Exercise goal: Under this line sits a listing. Repeat exactly and only its lines from the one holding "Write a web" through the one holding "160, 180, 200];"; skip pictures.
________________________
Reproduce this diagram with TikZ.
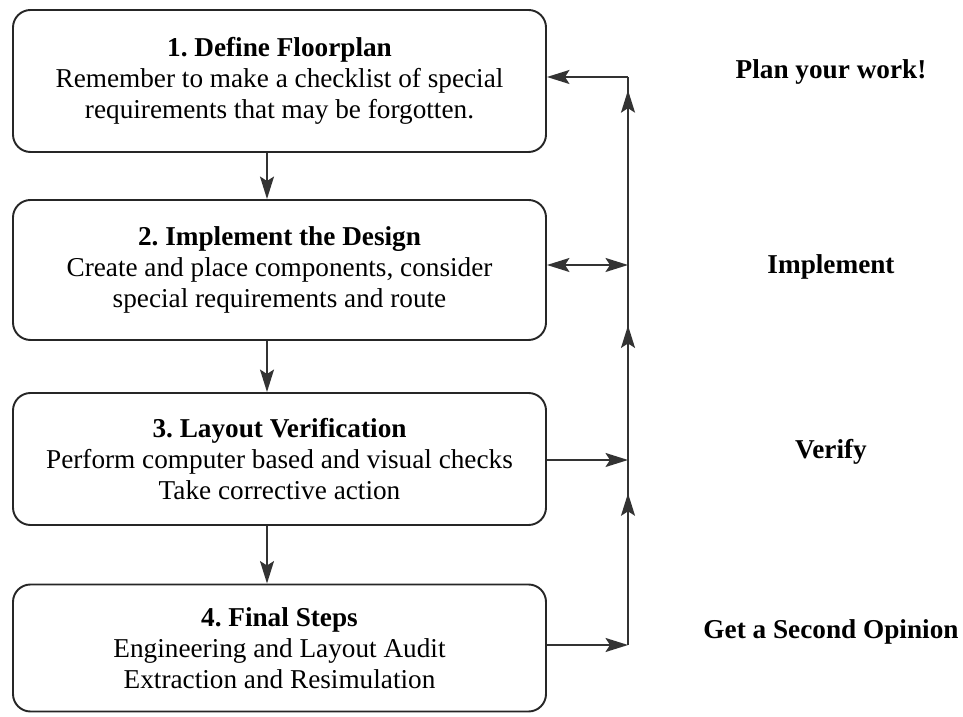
\documentclass[tikz,border=0pt]{standalone}
\usepackage{fontspec}
\setmainfont{Liberation Serif}
\frenchspacing
\usetikzlibrary{arrows.meta,positioning,decorations.markings}
\tikzstyle{stage}=[draw=black!85, line width=1.1pt, rounded corners=0.35cm, minimum width=10.66cm, align=center, inner sep=0pt, font=\fontsize{15.5}{17.5}\selectfont]
\tikzstyle{l1}=[line width=1pt, draw=black!80]
\tikzstyle{tag}=[font=\fontsize{15.5}{17.5}\selectfont\bfseries]
\tikzset{up/.style={l1, postaction={decorate}, decoration={markings, mark=at position #1 with {\arrow{>}}}}}

\begin{document}
\begin{tikzpicture}[node distance=3.78cm, on grid, >={Stealth[length=4.5mm,width=2.8mm,inset=0.9mm]}]

    \useasboundingbox (0,0) rectangle (19.26,14.32);

    \node[stage, minimum height=2.84cm] (s1) at (5.59,12.7) {\textbf{1. Define Floorplan}\\Remember to make a checklist of special\\requirements that may be forgotten.};
    \node[stage, minimum height=2.8cm] (s2) [below = of s1] {\textbf{2. Implement the Design}\\Create and place components, consider\\special requirements and route};
    \node[stage, minimum height=2.64cm] (s3) [below = of s2] {\textbf{3. Layout Verification}\\Perform computer based and visual checks\\Take corrective action};
    \node[stage, minimum height=2.54cm] (s4) [below = of s3] {\textbf{4. Final Steps}\\Engineering and Layout Audit\\Extraction and Resimulation};

    % the rail on the right
    \coordinate (r1) at (12.56,12.78);
    \coordinate (r2) at (12.56,9.02);
    \coordinate (r3) at (12.56,5.12);
    \coordinate (r4) at (12.56,1.42);

    \node[tag] (t1) at (16.62,12.88) {Plan your work!};
    \node[tag] (t2) at (16.62,8.98) {Implement};
    \node[tag] (t3) at (16.62,5.28) {Verify};
    \node[tag] (t4) at (16.62,1.68) {Get a Second Opinion};

    \draw[l1, ->] ([xshift=-0.25cm]s1.south) -- ([xshift=-0.25cm]s2.north);
    \draw[l1, ->] ([xshift=-0.25cm]s2.south) -- ([xshift=-0.25cm]s3.north);
    \draw[l1, ->] ([xshift=-0.25cm]s3.south) -- ([xshift=-0.25cm]s4.north);

    \draw[l1, ->] (r1) -- (s1.east |- r1);
    \draw[l1, <->] (s2.east |- r2) -- (r2);
    \draw[l1, ->] (s3.east |- r3) -- (r3);
    \draw[l1, ->] (s4.east |- r4) -- (r4);

    \draw[up=0.82] (r4) -- (r3);
    \draw[up=0.69] (r3) -- (r2);
    \draw[up=0.93] (r2) -- (r1);

\end{tikzpicture}
\end{document}
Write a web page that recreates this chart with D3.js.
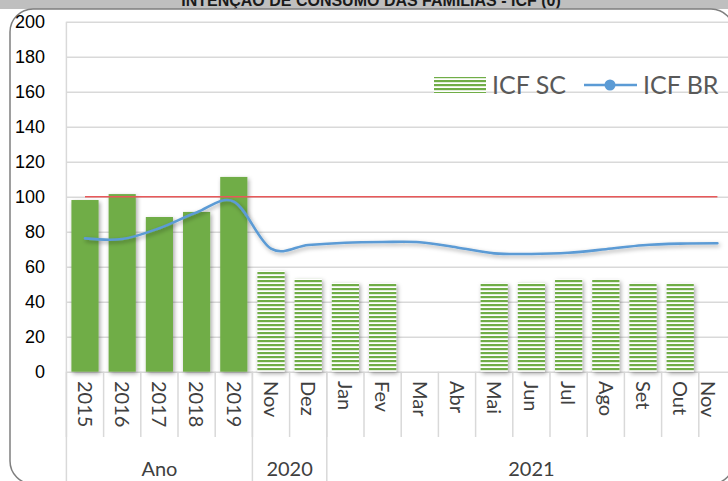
<!DOCTYPE html>
<html>
<head>
<meta charset="utf-8">
<script src="https://cdn.jsdelivr.net/npm/d3@7"></script>
<style>
  html, body { margin: 0; padding: 0; background: #fff; }
  svg { display: block; }
</style>
</head>
<body>
<svg id="chart" width="728" height="481"></svg>
<script>
// Categories (x axis, first level) and their groups (second level)
const categorias = ["2015", "2016", "2017", "2018", "2019", "Nov", "Dez", "Jan", "Fev", "Mar", "Abr", "Mai", "Jun", "Jul", "Ago", "Set", "Out", "Nov"];
const grupoRotulos = ["Ano", "2020", "2021"];
const grupoTamanhos = [5, 2, 11];

// Series
const icfSC = [98.1, 101.5, 88.4, 91.3, 111.3, 57.7, 53.2, 50.9, 50.5, null, null, 50.5, 51.0, 52.8, 52.5, 50.5, 50.3, null];
const icfBR = [76.2, 75.8, 82.0, 91.0, 97.2, 70.3, 72.4, 73.7, 74.1, 74.0, 71.0, 67.6, 67.3, 68.0, 70.0, 72.3, 73.2, 73.4];
const referencia = 100;

// Value axis ticks
const yTicks = [0, 20, 40, 60, 80, 100, 120, 140, 160, 180, 200];

const titulo = "INTENÇÃO DE CONSUMO DAS FAMÍLIAS - ICF (0)";

const svg = d3.select("#chart");
const W = 728, H = 481;
const plot = { left: 66.4, right: 736, top: 21.7, bottom: 371.7 };

const x = d3.scaleBand()
  .domain(d3.range(categorias.length))
  .range([plot.left, plot.right])
  .paddingInner(0.27)
  .paddingOuter(0.135);
const y = d3.scaleLinear().domain([0, 200]).range([plot.bottom, plot.top]);
const cx = i => x(i) + x.bandwidth() / 2;

const defs = svg.append("defs");
const shadow = defs.append("filter").attr("id", "sombra")
  .attr("x", "-30%").attr("y", "-30%").attr("width", "160%").attr("height", "160%");
shadow.append("feDropShadow")
  .attr("dx", 1.5).attr("dy", 2).attr("stdDeviation", 2)
  .attr("flood-color", "#000").attr("flood-opacity", 0.35);

const listras = defs.append("pattern").attr("id", "listras")
  .attr("patternUnits", "userSpaceOnUse").attr("width", 8).attr("height", 4);
listras.append("rect").attr("width", 8).attr("height", 4).attr("fill", "#fff");
listras.append("rect").attr("width", 8).attr("height", 2.2).attr("fill", "#70ad47");

// Background and title band
svg.append("rect").attr("width", W).attr("height", H).attr("fill", "#fff");
svg.append("rect").attr("width", W).attr("height", 9).attr("fill", "#bfbfbf");
svg.append("text")
  .attr("x", 371).attr("y", 6)
  .attr("text-anchor", "middle")
  .attr("font-family", "Liberation Sans, Arial, sans-serif")
  .attr("font-weight", "bold").attr("font-size", 16)
  .attr("fill", "#1a1a1a")
  .text(titulo);

// Chart frame
svg.append("rect")
  .attr("x", 10).attr("y", 9).attr("width", 724).attr("height", 475)
  .attr("rx", 23).attr("ry", 23)
  .attr("fill", "none").attr("stroke", "#7f7f7f").attr("stroke-width", 1.5);

// Gridlines
const grid = svg.append("g")
  .attr("transform", `translate(${plot.left},0)`)
  .call(d3.axisLeft(y).tickValues(yTicks).tickSize(-(plot.right - plot.left)).tickFormat(""));
grid.select(".domain").remove();
grid.selectAll("line").attr("stroke", "#d9d9d9").attr("stroke-width", 1.5);

// Value axis labels
const yAxis = svg.append("g")
  .attr("transform", "translate(45,0)")
  .call(d3.axisLeft(y).tickValues(yTicks).tickSize(0).tickPadding(0));
yAxis.select(".domain").remove();
yAxis.selectAll("text")
  .attr("font-family", "Liberation Sans, Arial, sans-serif")
  .attr("font-size", 18).attr("fill", "#000");

// Category axis: separators
const sep = svg.append("g").attr("stroke", "#d9d9d9").attr("stroke-width", 1.5);
sep.append("line").attr("x1", plot.left).attr("x2", plot.left).attr("y1", plot.top).attr("y2", plot.bottom);
categorias.forEach((c, i) => {
  const xb = x(i) - x.step() * x.paddingInner() / 2;
  sep.append("line").attr("x1", xb).attr("x2", xb).attr("y1", plot.bottom).attr("y2", 437);
});
let acumulado = 0;
const gruposPos = grupoRotulos.map((g, k) => {
  const ini = acumulado;
  acumulado += grupoTamanhos[k];
  return { rotulo: g, ini, fim: acumulado };
});
const borda = i => plot.left + i * x.step();
gruposPos.forEach(g => {
  sep.append("line").attr("x1", borda(g.ini)).attr("x2", borda(g.ini)).attr("y1", plot.bottom).attr("y2", H);
});

// Category labels (rotated); the last one is kept inside the visible frame
svg.append("g").selectAll("text")
  .data(categorias)
  .join("text")
  .attr("transform", (d, i) => `translate(${Math.min(cx(i), 708)},381) rotate(90)`)
  .attr("dy", "0.36em")
  .attr("font-family", "Lato, sans-serif").attr("font-size", 20)
  .attr("fill", "#404040")
  .text(d => d);

svg.append("g").selectAll("text")
  .data(gruposPos)
  .join("text")
  .attr("x", d => (borda(d.ini) + borda(d.fim)) / 2)
  .attr("y", 476)
  .attr("text-anchor", "middle")
  .attr("font-family", "Lato, sans-serif").attr("font-size", 20)
  .attr("fill", "#404040")
  .text(d => d.rotulo);

// Bars: ICF SC
svg.append("g").attr("filter", "url(#sombra)")
  .selectAll("rect")
  .data(icfSC.map((v, i) => ({ v, i })).filter(d => d.v != null))
  .join("rect")
  .attr("x", d => x(d.i))
  .attr("width", x.bandwidth())
  .attr("y", d => y(d.v))
  .attr("height", d => y(0) - y(d.v))
  .attr("fill", d => d.i < grupoTamanhos[0] ? "#70ad47" : "url(#listras)");

// Reference line at 100
svg.append("line")
  .attr("x1", cx(0)).attr("x2", cx(categorias.length - 1))
  .attr("y1", y(referencia)).attr("y2", y(referencia))
  .attr("stroke", "#e8585a").attr("stroke-width", 1.5);

// Line: ICF BR
const linha = d3.line()
  .x((d, i) => cx(i))
  .y(d => y(d))
  .curve(d3.curveCatmullRom.alpha(0));
svg.append("path")
  .datum(icfBR)
  .attr("d", linha)
  .attr("fill", "none")
  .attr("stroke", "#5b9bd5").attr("stroke-width", 2.6)
  .attr("stroke-linecap", "round")
  .attr("filter", "url(#sombra)");

// Legend
const leg = svg.append("g");
leg.append("rect").attr("x", 434).attr("y", 77).attr("width", 52).attr("height", 16).attr("fill", "url(#listras)");
leg.append("text").attr("x", 492).attr("y", 94)
  .attr("font-family", "Lato, sans-serif").attr("font-size", 25).attr("fill", "#595959")
  .text("ICF SC");
leg.append("line").attr("x1", 584).attr("x2", 637).attr("y1", 85).attr("y2", 85)
  .attr("stroke", "#5b9bd5").attr("stroke-width", 2.6);
leg.append("circle").attr("cx", 610).attr("cy", 85).attr("r", 5.5).attr("fill", "#5b9bd5");
leg.append("text").attr("x", 643).attr("y", 94)
  .attr("font-family", "Lato, sans-serif").attr("font-size", 25).attr("fill", "#595959")
  .text("ICF BR");
</script>
</body>
</html>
________________________
Correct output:
Write a web page that recreates this chart with D3.js.
<!DOCTYPE html>
<html>
<head>
<meta charset="utf-8">
<script src="https://cdn.jsdelivr.net/npm/d3@7"></script>
<style>
  html, body { margin: 0; padding: 0; background: #fff; }
  svg { display: block; }
</style>
</head>
<body>
<svg id="chart" width="728" height="481"></svg>
<script>
// Categories (x axis, first level) and their groups (second level)
const categorias = ["2015", "2016", "2017", "2018", "2019", "Nov", "Dez", "Jan", "Fev", "Mar", "Abr", "Mai", "Jun", "Jul", "Ago", "Set", "Out", "Nov"];
const grupoRotulos = ["Ano", "2020", "2021"];
const grupoTamanhos = [5, 2, 11];

// Series
const icfSC = [98.1, 101.5, 88.4, 91.3, 111.3, 57.7, 53.2, 50.9, 50.5, null, null, 50.5, 51.0, 52.8, 52.5, 50.5, 50.3, null];
const icfBR = [76.2, 75.8, 82.0, 91.0, 97.2, 70.3, 72.4, 73.7, 74.1, 74.0, 71.0, 67.6, 67.3, 68.0, 70.0, 72.3, 73.2, 73.4];
const referencia = 100;

// Value axis ticks
const yTicks = [0, 20, 40, 60, 80, 100, 120, 140, 160, 180, 200];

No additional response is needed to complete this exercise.